This documentation project is the result of work by Shane R. Spencer and is licensed under the Creative Commons Attribution-ShareAlike 3.0 Unported License.
Many of the techniques used in this documentation are not solely associated with Shane R. Spencer and for the most part are the intellectual property of the nameless horde known as humanity. If you feel as though you might like some attribution please make yourself known.
As previously mentioned.. this work is licensed under the Creative Commons Attribution-ShareAlike 3.0 Unported License.
This license lets others remix, tweak, and build upon this project even for commercial purposes, as long as they credit the author and license their new creations under the identical terms. This license is often compared to “copyleft” free and open source software licenses. All new works based on yours will carry the same license, so any derivatives will also allow commercial use. This is the license used by Wikipedia, and is recommended for materials that would benefit from incorporating content from Wikipedia and similarly licensed projects.
Key-Value stores (KV) have existed for a good long time and have subsequently served humanity and its more technically inclined people very well.
The history and of KV based storage methods is well beyond the scope of this document. Briefly however, the idea of quick and fast access to stored values relating to a named key is fundamental to how modern databases work. More recently we’ve all seen an increase in fun new storage techniques associated with the NoSQL genre which, simply put, breaks away from the relational database structure typically associated with database management systems that directly support the SQL standards for describing a query and processing results.
Relational database solutions typically do not concentrate on large amounts of data per “row”, hence the name of this document. Hopefully some benchmarks, storage comparisons, and network analysis will help developers understand the crazy method I’ve been calling “Big Fat Happy Data”!
The initial use of these methods is being utilized in the project Informadiko which is currently based around TornadoWeb, MongoDB and Xapian. Mongrel2 and Brubeck are also being evaluated for the project.

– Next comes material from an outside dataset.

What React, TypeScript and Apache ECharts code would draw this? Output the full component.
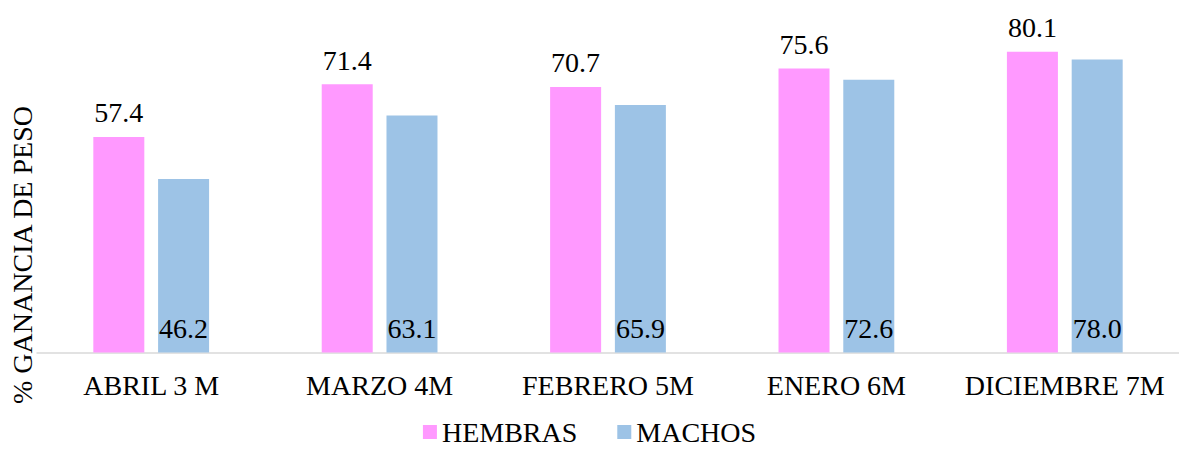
import React, { useEffect, useRef } from "react";
import * as echarts from "echarts";

const categories = ["ABRIL 3 M", "MARZO 4M", "FEBRERO 5M", "ENERO 6M", "DICIEMBRE 7M"];
const hembras = [57.4, 71.4, 70.7, 75.6, 80.1];
const machos = [46.2, 63.1, 65.9, 72.6, 78.0];
const seriesNames = ["HEMBRAS", "MACHOS"];
const yAxisTitle = "% GANANCIA DE PESO";

const FONT = "Liberation Serif";

export default function App() {
  const ref = useRef<HTMLDivElement>(null);
  useEffect(() => {
    if (!ref.current) return;
    const chart = echarts.init(ref.current, null, { renderer: "svg" });
    chart.setOption({
      animation: false,
      grid: { left: 37, right: -6, top: 14.5, bottom: 100.5, containLabel: false },
      legend: {
        data: seriesNames,
        bottom: 2,
        left: "center",
        itemWidth: 14,
        itemHeight: 14,
        itemGap: 40,
        icon: "rect",
        textStyle: { fontFamily: FONT, fontSize: 28, color: "#000" },
      },
      graphic: [
        {
          type: "text",
          x: 22,
          y: 255,
          rotation: Math.PI / 2,
          style: {
            text: yAxisTitle,
            fontFamily: FONT,
            fontSize: 28,
            fill: "#000",
            align: "center",
            verticalAlign: "middle",
          },
        },
      ],
      xAxis: {
        type: "category",
        data: categories,
        axisLine: { show: true, lineStyle: { color: "#d9d9d9", width: 1.5 } },
        axisTick: { show: false },
        axisLabel: { fontFamily: FONT, fontSize: 28, color: "#000", margin: 19, interval: 0 },
      },
      yAxis: {
        type: "value",
        min: 0,
        max: 90,
        show: false,
        splitLine: { show: false },
      },
      series: [
        {
          name: seriesNames[0],
          type: "bar",
          data: hembras,
          barWidth: 51,
          barGap: "27%",
          itemStyle: { color: "#FF99FF" },
          label: {
            show: true,
            position: "top",
            distance: 10,
            fontFamily: FONT,
            fontSize: 28,
            color: "#000",
            formatter: (p: any) => p.value.toFixed(1),
          },
        },
        {
          name: seriesNames[1],
          type: "bar",
          data: machos,
          barWidth: 51,
          itemStyle: { color: "#9DC3E6" },
          label: {
            show: true,
            position: "insideBottom",
            distance: 10,
            fontFamily: FONT,
            fontSize: 28,
            color: "#000",
            formatter: (p: any) => p.value.toFixed(1),
          },
        },
      ],
    });
    return () => chart.dispose();
  }, []);
  return <div ref={ref} style={{ width: 1179, height: 453, position: "absolute", left: 0, top: 0 }} />;
}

This document focuses on using MongoDB and Redis as KV stores. MongoDB has a very rich query parser that helps the developer keep things simple while still using a KV based solution and Redis does a great job at keeping data at the ready, handling atomic operations, and allowing blazing fast access to key data. This is of course very general since both projects have a huge list of pros and cons that the Internet is more than happy to point out. However the developers of both solutions are techodweebs with a good nose for what to avoid when developing reliable database solutions.
Other technologies used in this document to help comparatively describe the data layout as well as offer some fun benchmarks include the popular relational database management system (RDBMS) MySQL as well as the object relationship manager (ORM) used by Django. These two products may appear to get the shaft a bit.. however the should be considered very valuable projects. Both have inspired projects as well as been part of the foundation for a very high percentage of websites, custom applications, and large enterprise scale solutions. Maybe not Django so much on the last two since it’s a web framework, however the ORM itself has powered many ideas completely unrelated to web interfaces.
The initial reference specification used for the data is for an arbitrary information storage and retrieval system you would use for collecting forms data or storing searchable information for later queries. The project this was developed around originally started out as Django+MySQL then moved to Django+MongoDB and is currently using Tornado+MongoDB and the techniques described in this document.
The specification (not schema) is defined as follows and referenced in the next topic:
Stores information about a collection of data
Stores information about fields available to a specific collection
Stores global user information (username, password, email, hat color)
preferences when rendering this users content.
Has a single account reference
Has a single user reference
collection preferences for things like time zones, if this collection is bookmarked, and other flags a user can have against a specific collection
Has a single account reference
Has a single collection reference
Has a single user reference
O.K. good. Now we have a quick and dirty starting point.